Downstream. Not every enterprise is an international coffee juggernaut, but smaller and middle-market companies have begun to bring on CAOs, too, Gabbert said.
“So revenue recognition standards, lease accounting, increased M&A activity, there’s just a lot more that seems to be going on…I think part of that’s driven by PE ownership, lenders, and sophisticated investors,” he added. “Small or mid-market companies are having to up their game.”
AI’s impact. With AI-enabled accounting applications gaining further traction, both CFOs and CAOs can automate certain aspects of their and their team’s jobs so they don’t “have to spend as much time reconciling, getting things into the system, making sure they’re right, checking it, the QA work,” Gabbert said.
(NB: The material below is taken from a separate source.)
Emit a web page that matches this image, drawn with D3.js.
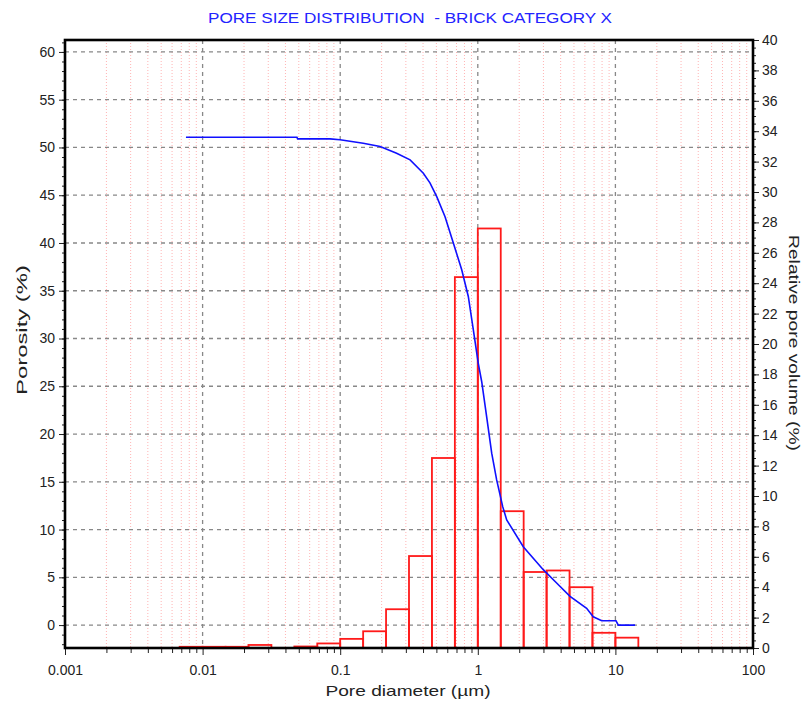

“That frees up the CAO, certainly, and even the team, to focus more on, what are the numbers telling us, and painting the picture, telling the story, looking at trends.”
But the productivity boosts that automation could bring to the CAO, Samuel said, should be weighed against the risks.
“Leaders have another new task, as well as managing the geopolitical macro environment, which is ensuring the responsible and compliant use of AI within their teams, and no more so than within that CAO function, where actually there’s a high desire from teams to automate and would be a huge leverage lift if they could, but also massive risk around that as well,” he added.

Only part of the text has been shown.